New Study Reveals Which States Are Seeing the Biggest Surge in Job Quits

A new study has found Iowa has the fastest-rising job resignation rate of any state in the nation.

The study by RemotePeople used public US data on quit rates for the first quarter of 2025. By comparing February and March figures, they calculated the change in quit rates across all US states to find where people were quitting their jobs the fastest.

Iowa

Workers in Iowa are quitting their jobs at the fastest rate in the country according to new data. The state saw a sharp rise in its job quit rate from 1.8% in February to 2.6% in March. That 0.8% increase was the largest among all states and pushed Iowa to the top of the rankings.

Illinois

Illinois came in second with a 0.5% increase. The quit rate there rose from 1.9% in February to 2.4% in March. This jump suggests growing turnover in the Illinois labor market after holding steady for at least a month.

Connecticut

Connecticut ranked third. Its quit rate increased from 1.7% in February to 2.1% in March which is a 0.4% rise. Connecticut had previously seen a dip from January to February before recovering in March.

California

California placed fourth with a 0.3% increase. The state’s quit rate climbed from 1.7% to 2%. That small but steady growth shows a modest rise in job switching among workers in the country’s most populous state.

Colorado

Colorado also saw a 0.3% jump. Its quit rate went from 1.8% in February to 2.1% in March. The state had started the year at a higher 2.4% in January indicating some volatility in recent months.

Kansas

Kansas matched Colorado with a 0.3% increase. Its rate rose from 2.1% to 2.4% suggesting that job turnover remains high in the state after a slight drop the previous month.

Delaware

Delaware posted a smaller 0.2% rise moving from 2% to 2.2%. Although the increase is modest it was enough to place the state seventh in the national rankings for March.

Indiana

Indiana also recorded a 0.2% increase. The state’s quit rate climbed from 2.7% to 2.9%. That rate is among the highest overall showing that workers in Indiana are consistently leaving jobs at a high pace.

Maryland

Maryland saw a rise from 1.9% in February to 2.1% in March, a 0.2% increase. This followed a 0.2% increase the month before indicating a slow but steady rise over time.

Massachusetts

Massachusetts experienced the same 0.2% increase. Its rate moved from 1.6% to 1.8%. The state still remains on the lower end of quit rates nationally despite the recent uptick.

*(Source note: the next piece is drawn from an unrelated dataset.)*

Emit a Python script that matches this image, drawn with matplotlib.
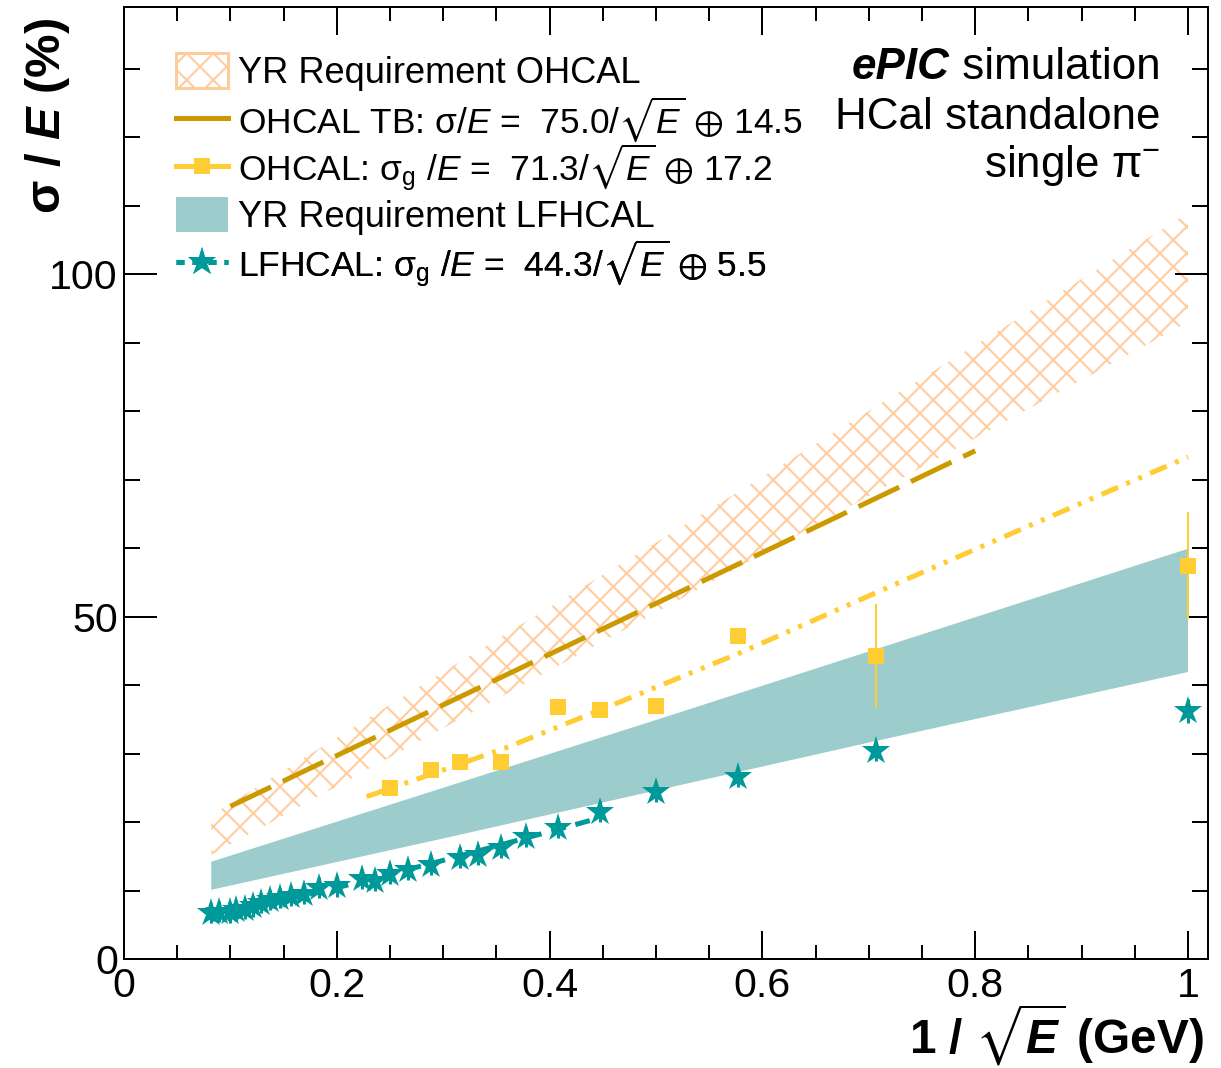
import matplotlib
matplotlib.use("Agg")
import matplotlib.pyplot as plt
from matplotlib.patches import Patch
from matplotlib.lines import Line2D
from matplotlib.ticker import MultipleLocator

# ---------------- data ----------------
# YR requirement OHCAL band (hatched)
ohcal_req_x = [0.082, 0.3, 0.5, 0.7, 1.0]
ohcal_req_hi = [21.0, 41.9, 60.8, 80.0, 108.9]
ohcal_req_lo = [15.2, 33.7, 50.6, 67.6, 93.0]

# YR requirement LFHCAL band (filled)
lfhcal_req_x = [0.082, 0.3, 0.5, 0.7, 1.0]
lfhcal_req_hi = [14.2, 25.0, 34.9, 44.9, 59.9]
lfhcal_req_lo = [10.1, 17.6, 24.6, 31.6, 41.9]

# OHCAL test-beam curve
tb_x = [0.1, 0.45, 0.8]
tb_y = [22.3, 48.2, 74.2]

# OHCAL simulation fit curve
ohcal_fit_x = [0.228, 0.3, 0.36, 0.45, 0.579, 0.729, 0.85, 1.0]
ohcal_fit_y = [23.7, 27.6, 30.9, 36.5, 44.7, 55.0, 63.2, 73.3]

# OHCAL simulation points
ohcal_x = [0.25, 0.289, 0.316, 0.354, 0.408, 0.447, 0.5, 0.577, 0.707, 1.0]
ohcal_y = [24.9, 27.6, 28.8, 28.7, 36.8, 36.4, 37.0, 47.2, 44.2, 57.4]
ohcal_err = [0.5, 0.5, 0.5, 0.5, 0.6, 0.6, 0.7, 0.8, 7.6, 7.8]

# LFHCAL simulation fit curve
lf_fit_x = [0.082, 0.15, 0.2, 0.25, 0.3, 0.35, 0.4, 0.447]
lf_fit_y = [6.6, 8.6, 10.4, 12.4, 14.4, 16.5, 18.6, 20.6]

# LFHCAL simulation points
lf_x = [0.082, 0.089, 0.100, 0.105, 0.114, 0.121, 0.129, 0.137, 0.147, 0.157,
        0.169, 0.183, 0.200, 0.224, 0.236, 0.250, 0.267, 0.289, 0.316, 0.333,
        0.354, 0.378, 0.408, 0.447, 0.500, 0.577, 0.707, 1.000]
lf_y = [6.7, 6.9, 6.8, 7.1, 7.3, 7.7, 8.2, 8.6, 8.9, 9.2,
        9.5, 10.4, 10.6, 11.7, 11.4, 12.4, 13.0, 13.7, 14.8, 15.2,
        16.2, 17.8, 19.1, 21.5, 24.4, 26.6, 30.4, 36.2]
lf_err = [1.5] * 27 + [1.7]

xticks = [0, 0.2, 0.4, 0.6, 0.8, 1.0]
xticklabels = ["0", "0.2", "0.4", "0.6", "0.8", "1"]
yticks = [0, 50, 100]
yticklabels = ["0", "50", "100"]

labels = [
    "YR Requirement OHCAL",
    r"OHCAL TB: σ/$E$ =  75.0/$\sqrt{E}$ $\oplus$ 14.5",
    r"OHCAL: σ$_\mathrm{g}$ /$E$ =  71.3/$\sqrt{E}$ $\oplus$ 17.2",
    "YR Requirement LFHCAL",
    r"LFHCAL: σ$_\mathrm{g}$ /$E$ =  44.3/$\sqrt{E}$ $\oplus$ 5.5",
]

# ---------------- style ----------------
DPI = 160
P = 72.0 / DPI  # points per pixel

ORANGE = "#ffcb9a"
GOLD = "#cc9a00"
YELLOW = "#ffcc33"
TEAL = "#009999"
TEAL_FILL = "#9dcccc"

FAM = ["Liberation Sans", "DejaVu Sans"]
plt.rcParams["font.family"] = FAM
plt.rcParams["mathtext.fontset"] = "custom"
plt.rcParams["mathtext.rm"] = "Liberation Sans"
plt.rcParams["mathtext.it"] = "Liberation Sans:italic"
plt.rcParams["mathtext.bf"] = "Liberation Sans:bold"
plt.rcParams["mathtext.fallback"] = "stixsans"
try:
    plt.rcParams["mathtext.bfit"] = "Liberation Sans:bold:italic"
except KeyError:
    pass
plt.rcParams["hatch.linewidth"] = 2.0 * P

fig = plt.figure(figsize=(1221 / DPI, 1068 / DPI), dpi=DPI)
ax = fig.add_axes([124 / 1221, (1068 - 959) / 1068, (1208 - 124) / 1221, (959 - 7) / 1068])

# bands
ax.fill_between(ohcal_req_x, ohcal_req_lo, ohcal_req_hi, facecolor="none",
                edgecolor=ORANGE, hatch="xx", linewidth=0, zorder=1)
ax.fill_between(lfhcal_req_x, lfhcal_req_lo, lfhcal_req_hi, facecolor=TEAL_FILL,
                edgecolor="none", linewidth=0, zorder=2)

# curves
ax.plot(tb_x, tb_y, color=GOLD, lw=5 * P, dashes=(9, 2.6), zorder=3,
        solid_capstyle="butt", dash_capstyle="butt")
ax.plot(ohcal_fit_x, ohcal_fit_y, color=YELLOW, lw=5 * P,
        dashes=(3.6, 1.8, 0.8, 1.8, 0.8, 1.8), zorder=3, dash_capstyle="butt")
ax.plot(lf_fit_x, lf_fit_y, color=TEAL, lw=5 * P, dashes=(3, 2), zorder=3,
        dash_capstyle="butt")

# points
ax.errorbar(ohcal_x, ohcal_y, yerr=ohcal_err, fmt="s", color=YELLOW, ms=16 * P,
            mew=0, elinewidth=2 * P, capsize=4 * P, capthick=2 * P, zorder=4)
ax.errorbar(lf_x, lf_y, yerr=lf_err, fmt="*", color=TEAL, ms=30 * P,
            mew=0, elinewidth=3 * P, capsize=4 * P, capthick=3 * P, zorder=5)

# axes
ax.set_xlim(0, 1.0188)
ax.set_ylim(0, 139.0)
ax.set_xticks(xticks)
ax.set_xticklabels(xticklabels)
ax.set_yticks(yticks)
ax.set_yticklabels(yticklabels)
ax.xaxis.set_minor_locator(MultipleLocator(0.05))
ax.yaxis.set_minor_locator(MultipleLocator(10))
ax.tick_params(which="both", direction="in", top=True, right=True,
               width=2 * P, labelsize=18.5)
ax.tick_params(axis="x", which="major", length=28 * P, pad=8 * P)
ax.tick_params(axis="x", which="minor", length=14 * P)
ax.tick_params(axis="y", which="major", length=33 * P, pad=6 * P)
ax.tick_params(axis="y", which="minor", length=16 * P)
for s in ax.spines.values():
    s.set_linewidth(2 * P)

fig.text(1204 / 1221, 1 - 1035 / 1068, r"1 / $\sqrt{\mathbfit{E}}$ (GeV)",
         ha="right", va="center", fontsize=21.5, fontweight="bold")
fig.text(47 / 1221, 1 - 18 / 1068, r"σ / $\mathbfit{E}$ (%)", rotation=90,
         ha="center", va="top", fontsize=22, fontweight="bold")

# legend: one entry per row at evenly spaced rows
handles = [
    Patch(facecolor="white", edgecolor=ORANGE, hatch="xx", lw=3 * P),
    Line2D([], [], color=GOLD, lw=5 * P),
    Line2D([], [], color=YELLOW, lw=5 * P, marker="s", ms=16 * P, mew=0),
    Patch(facecolor=TEAL_FILL, edgecolor="none"),
    Line2D([], [], color=TEAL, lw=5 * P, dashes=(1.6, 1.6), marker="*", ms=30 * P, mew=0),
]
row_px = [72, 120, 168, 216, 264]
row_off = [0, -1, -1, 0, -1]
row_fs = [16.3, 15.9, 15.9, 16.3, 15.9]
row_hl = [1.44, 1.47, 1.47, 1.44, 1.47]
for h, lab, yp, off, fs, hl in zip(handles, labels, row_px, row_off, row_fs, row_hl):
    leg = ax.legend([h], [lab], loc="center left",
                    bbox_to_anchor=(0.048, (959 - yp - off) / 952),
                    frameon=False, fontsize=fs, handlelength=hl, handleheight=1.1,
                    handletextpad=0.28, borderpad=0, borderaxespad=0)
    ax.add_artist(leg)

# label text upper right
t1 = ax.text(0.956, 0.936, " simulation", transform=ax.transAxes, ha="right",
             va="center", fontsize=19.8)
ax.annotate("ePIC", xy=(0, 0), xycoords=t1, ha="right", va="bottom", fontsize=19.8,
            fontweight="bold", fontstyle="italic")
ax.text(0.956, 0.884, "HCal standalone", transform=ax.transAxes, ha="right",
        va="center", fontsize=19.8)
ax.text(0.956, 0.834, r"single π$^{-}$", transform=ax.transAxes, ha="right",
        va="center", fontsize=19.8)

fig.savefig("out.png", dpi=DPI)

Minnesota, New Mexico, and Ohio

Minnesota, New Mexico, and Ohio each saw a 0.2% increase in quit rates from February to March. Minnesota and New Mexico rose from 1.9% to 2.1%, while Ohio increased from 2% to 2.2%.

Complete Ranking of States by Workforce Turnover

US States with the Fastest-Growing Quit Rates
METHODOLOGY: The study used public U.S. data from all 51 states to analyze quit rates during the first quarter of 2025. States with the highest quit rate increases between February and March ranked highest in the findings.

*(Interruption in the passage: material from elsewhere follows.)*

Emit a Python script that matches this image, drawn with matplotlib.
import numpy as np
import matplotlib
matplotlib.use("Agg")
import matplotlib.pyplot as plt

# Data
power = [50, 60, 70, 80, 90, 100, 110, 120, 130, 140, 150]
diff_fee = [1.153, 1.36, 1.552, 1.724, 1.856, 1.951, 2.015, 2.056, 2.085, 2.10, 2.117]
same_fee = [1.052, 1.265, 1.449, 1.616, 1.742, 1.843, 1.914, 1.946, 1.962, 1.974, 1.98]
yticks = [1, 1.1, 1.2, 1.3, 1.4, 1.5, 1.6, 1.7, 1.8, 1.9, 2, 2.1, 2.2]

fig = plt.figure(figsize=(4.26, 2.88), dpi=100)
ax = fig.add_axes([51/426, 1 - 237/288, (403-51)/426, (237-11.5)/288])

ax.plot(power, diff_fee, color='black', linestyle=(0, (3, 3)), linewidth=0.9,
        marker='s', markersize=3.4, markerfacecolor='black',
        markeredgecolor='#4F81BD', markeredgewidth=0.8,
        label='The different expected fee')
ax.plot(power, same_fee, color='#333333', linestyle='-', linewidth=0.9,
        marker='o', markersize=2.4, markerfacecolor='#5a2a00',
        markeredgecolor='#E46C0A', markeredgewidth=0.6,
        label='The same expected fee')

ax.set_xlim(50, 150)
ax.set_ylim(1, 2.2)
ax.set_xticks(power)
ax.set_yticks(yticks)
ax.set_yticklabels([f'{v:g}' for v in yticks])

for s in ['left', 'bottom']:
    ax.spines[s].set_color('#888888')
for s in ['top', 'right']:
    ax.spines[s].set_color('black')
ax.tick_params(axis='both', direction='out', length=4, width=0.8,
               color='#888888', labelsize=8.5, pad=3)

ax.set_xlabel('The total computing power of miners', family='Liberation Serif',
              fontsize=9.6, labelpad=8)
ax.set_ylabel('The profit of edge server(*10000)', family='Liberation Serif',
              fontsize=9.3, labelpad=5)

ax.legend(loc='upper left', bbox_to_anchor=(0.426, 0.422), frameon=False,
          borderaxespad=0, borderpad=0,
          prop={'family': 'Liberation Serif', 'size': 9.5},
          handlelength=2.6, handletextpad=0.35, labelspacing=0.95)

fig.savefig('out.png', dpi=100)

SOURCE: Bureau of Labor Statistics

What Rising Quit Rates Reveal About the U.S. Workforce

The rise in quit rates across states like Iowa, Illinois, and Connecticut highlights a changing labor landscape in early 2025. While some states are seeing only minor shifts, others are experiencing a notable uptick in resignations—reflecting increased job confidence, changing priorities, or dissatisfaction with current roles. Conversely, declines in places like Louisiana may signal greater job stability or fewer alternatives in the local market.

For employers, these trends reinforce the need to invest in retention, understand regional dynamics, and adapt to evolving employee expectations. Monitoring quit rates by state isn’t just about tracking turnover—it’s about anticipating change and staying competitive in a fluid workforce environment.

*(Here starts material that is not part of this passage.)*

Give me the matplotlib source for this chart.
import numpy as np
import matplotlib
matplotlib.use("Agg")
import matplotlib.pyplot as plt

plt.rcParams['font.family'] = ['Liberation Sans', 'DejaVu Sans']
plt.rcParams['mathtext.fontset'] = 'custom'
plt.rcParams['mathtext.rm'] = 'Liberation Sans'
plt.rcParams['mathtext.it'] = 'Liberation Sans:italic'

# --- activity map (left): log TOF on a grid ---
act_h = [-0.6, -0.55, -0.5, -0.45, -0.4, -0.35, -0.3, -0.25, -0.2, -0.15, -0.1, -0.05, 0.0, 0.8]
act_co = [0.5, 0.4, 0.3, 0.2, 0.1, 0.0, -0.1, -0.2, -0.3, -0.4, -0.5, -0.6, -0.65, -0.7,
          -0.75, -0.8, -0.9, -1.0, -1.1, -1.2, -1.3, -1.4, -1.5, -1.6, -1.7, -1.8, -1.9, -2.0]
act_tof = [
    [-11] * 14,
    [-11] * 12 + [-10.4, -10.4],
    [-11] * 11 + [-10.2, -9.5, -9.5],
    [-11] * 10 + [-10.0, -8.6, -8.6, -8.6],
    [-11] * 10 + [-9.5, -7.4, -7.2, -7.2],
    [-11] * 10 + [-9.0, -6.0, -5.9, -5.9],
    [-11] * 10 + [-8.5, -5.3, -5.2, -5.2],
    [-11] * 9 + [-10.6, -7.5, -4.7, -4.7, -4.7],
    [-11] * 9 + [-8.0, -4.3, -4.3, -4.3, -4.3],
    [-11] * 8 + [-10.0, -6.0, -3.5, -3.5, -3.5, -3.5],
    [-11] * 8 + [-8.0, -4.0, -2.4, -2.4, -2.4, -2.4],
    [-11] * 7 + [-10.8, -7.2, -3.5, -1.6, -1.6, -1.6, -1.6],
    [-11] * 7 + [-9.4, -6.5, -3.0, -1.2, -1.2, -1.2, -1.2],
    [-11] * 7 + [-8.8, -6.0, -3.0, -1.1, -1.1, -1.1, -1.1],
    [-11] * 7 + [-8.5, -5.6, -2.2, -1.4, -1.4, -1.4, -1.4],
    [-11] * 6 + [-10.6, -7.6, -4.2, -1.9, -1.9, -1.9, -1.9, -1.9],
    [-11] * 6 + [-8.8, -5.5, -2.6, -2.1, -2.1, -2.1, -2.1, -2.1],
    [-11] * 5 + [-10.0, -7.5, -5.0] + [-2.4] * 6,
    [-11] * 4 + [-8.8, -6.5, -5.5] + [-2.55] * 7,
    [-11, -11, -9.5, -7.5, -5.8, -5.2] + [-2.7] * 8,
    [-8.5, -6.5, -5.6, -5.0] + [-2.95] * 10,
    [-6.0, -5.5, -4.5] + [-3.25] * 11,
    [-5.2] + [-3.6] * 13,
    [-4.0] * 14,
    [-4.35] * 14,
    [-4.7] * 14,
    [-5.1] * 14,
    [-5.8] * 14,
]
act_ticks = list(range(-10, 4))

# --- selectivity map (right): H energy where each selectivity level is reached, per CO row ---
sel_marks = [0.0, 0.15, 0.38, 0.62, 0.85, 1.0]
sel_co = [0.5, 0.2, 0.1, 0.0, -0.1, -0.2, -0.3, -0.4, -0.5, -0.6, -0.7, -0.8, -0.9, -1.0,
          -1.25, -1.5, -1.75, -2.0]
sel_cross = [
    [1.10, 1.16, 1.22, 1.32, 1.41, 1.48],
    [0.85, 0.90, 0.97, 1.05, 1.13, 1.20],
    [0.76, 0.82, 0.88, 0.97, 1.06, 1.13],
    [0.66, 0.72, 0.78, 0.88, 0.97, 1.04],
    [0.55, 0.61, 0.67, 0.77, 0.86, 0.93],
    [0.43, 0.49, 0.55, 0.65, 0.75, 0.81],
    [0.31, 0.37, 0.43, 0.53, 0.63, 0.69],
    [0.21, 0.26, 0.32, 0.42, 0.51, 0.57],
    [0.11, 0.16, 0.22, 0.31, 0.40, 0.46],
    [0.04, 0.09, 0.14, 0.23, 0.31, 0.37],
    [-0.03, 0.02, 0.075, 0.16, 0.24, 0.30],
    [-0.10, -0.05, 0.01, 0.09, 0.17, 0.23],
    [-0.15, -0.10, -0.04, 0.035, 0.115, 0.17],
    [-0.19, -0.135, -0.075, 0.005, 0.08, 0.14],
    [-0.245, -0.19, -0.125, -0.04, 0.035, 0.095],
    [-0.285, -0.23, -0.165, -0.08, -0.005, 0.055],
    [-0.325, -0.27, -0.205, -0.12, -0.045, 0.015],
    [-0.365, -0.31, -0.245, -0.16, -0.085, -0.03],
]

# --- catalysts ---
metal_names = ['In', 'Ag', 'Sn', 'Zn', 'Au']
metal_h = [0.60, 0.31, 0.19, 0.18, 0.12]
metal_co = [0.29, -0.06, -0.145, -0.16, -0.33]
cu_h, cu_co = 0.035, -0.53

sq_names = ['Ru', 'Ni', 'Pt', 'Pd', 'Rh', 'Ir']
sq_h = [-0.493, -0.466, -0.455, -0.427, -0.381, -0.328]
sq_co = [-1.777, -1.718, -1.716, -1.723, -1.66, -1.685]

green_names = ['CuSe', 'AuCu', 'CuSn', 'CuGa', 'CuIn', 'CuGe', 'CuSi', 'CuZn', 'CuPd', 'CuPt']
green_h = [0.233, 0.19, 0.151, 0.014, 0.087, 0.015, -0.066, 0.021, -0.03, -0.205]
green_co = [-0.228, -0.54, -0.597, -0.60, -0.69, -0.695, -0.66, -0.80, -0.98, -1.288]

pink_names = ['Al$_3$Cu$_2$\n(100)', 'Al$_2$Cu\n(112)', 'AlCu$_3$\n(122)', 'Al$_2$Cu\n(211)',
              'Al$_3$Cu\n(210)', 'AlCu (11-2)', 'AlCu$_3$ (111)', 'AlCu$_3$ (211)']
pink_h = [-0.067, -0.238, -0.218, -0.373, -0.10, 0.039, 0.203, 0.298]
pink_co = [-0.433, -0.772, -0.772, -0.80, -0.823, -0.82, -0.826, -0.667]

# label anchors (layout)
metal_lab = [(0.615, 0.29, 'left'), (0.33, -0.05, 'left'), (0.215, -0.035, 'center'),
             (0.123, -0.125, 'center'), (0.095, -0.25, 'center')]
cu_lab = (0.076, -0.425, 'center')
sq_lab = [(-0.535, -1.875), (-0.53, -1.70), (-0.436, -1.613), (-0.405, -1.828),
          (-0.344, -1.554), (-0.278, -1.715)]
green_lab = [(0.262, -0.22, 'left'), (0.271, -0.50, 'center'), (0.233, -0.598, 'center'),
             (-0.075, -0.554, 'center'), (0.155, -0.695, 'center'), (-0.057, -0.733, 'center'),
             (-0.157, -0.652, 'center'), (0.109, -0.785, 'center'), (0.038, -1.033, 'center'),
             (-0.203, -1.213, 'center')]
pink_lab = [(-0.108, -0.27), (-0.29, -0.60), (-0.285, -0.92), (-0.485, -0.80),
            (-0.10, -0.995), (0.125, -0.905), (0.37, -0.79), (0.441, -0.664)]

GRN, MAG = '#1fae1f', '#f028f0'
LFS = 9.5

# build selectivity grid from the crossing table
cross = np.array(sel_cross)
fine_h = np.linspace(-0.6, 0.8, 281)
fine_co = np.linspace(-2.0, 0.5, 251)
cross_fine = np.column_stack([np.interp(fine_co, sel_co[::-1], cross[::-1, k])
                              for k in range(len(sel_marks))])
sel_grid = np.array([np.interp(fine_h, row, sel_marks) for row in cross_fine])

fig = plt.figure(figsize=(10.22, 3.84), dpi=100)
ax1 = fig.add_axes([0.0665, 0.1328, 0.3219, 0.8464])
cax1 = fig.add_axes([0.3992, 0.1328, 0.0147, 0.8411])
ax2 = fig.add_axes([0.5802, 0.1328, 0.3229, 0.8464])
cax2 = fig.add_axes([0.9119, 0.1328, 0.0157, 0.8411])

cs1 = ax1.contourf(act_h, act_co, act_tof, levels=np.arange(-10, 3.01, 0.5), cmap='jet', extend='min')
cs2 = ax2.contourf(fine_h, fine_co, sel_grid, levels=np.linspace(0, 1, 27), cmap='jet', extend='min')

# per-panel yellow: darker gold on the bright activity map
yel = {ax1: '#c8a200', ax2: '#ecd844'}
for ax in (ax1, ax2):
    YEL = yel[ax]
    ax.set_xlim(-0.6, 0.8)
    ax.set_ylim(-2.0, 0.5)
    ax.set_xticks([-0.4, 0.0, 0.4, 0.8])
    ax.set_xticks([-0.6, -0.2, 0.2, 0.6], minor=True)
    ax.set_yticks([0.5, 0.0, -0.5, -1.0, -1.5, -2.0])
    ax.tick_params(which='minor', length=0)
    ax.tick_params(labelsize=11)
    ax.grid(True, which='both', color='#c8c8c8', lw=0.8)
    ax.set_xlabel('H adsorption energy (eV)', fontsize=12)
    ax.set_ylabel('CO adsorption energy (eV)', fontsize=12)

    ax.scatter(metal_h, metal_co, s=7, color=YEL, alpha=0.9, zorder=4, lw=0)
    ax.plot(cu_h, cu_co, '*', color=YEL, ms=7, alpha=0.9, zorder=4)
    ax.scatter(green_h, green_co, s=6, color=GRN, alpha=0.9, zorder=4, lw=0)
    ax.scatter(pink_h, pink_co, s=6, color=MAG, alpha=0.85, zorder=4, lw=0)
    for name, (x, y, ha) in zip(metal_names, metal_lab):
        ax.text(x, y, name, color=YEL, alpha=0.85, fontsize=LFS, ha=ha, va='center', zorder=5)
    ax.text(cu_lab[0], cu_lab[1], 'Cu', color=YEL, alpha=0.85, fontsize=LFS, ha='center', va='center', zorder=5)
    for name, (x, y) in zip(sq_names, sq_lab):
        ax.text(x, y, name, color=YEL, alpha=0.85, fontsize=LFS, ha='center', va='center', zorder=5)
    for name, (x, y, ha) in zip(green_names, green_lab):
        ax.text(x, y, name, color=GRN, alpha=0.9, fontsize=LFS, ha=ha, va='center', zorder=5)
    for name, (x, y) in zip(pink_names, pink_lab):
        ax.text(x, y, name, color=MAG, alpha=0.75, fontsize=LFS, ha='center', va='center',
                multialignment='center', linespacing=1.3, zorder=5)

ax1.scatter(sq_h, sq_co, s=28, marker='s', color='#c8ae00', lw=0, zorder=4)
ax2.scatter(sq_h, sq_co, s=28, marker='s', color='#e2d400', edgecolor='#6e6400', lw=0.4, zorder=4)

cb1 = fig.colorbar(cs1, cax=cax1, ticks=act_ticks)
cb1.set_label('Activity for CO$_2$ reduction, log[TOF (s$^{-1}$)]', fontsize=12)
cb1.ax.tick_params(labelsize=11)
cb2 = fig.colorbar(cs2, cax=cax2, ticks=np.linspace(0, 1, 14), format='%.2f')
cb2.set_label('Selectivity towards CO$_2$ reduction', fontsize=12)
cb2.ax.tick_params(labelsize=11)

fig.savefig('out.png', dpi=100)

For job seekers, rising quit rates can offer insight into market momentum. High turnover may suggest strong demand for talent, more job opportunities, or increased bargaining power for workers. However, it can also point to instability or dissatisfaction within certain sectors.

Whether you’re an employer or an employee, tracking these shifts at the state level can help guide smarter hiring strategies, career decisions, and workforce planning in the months ahead.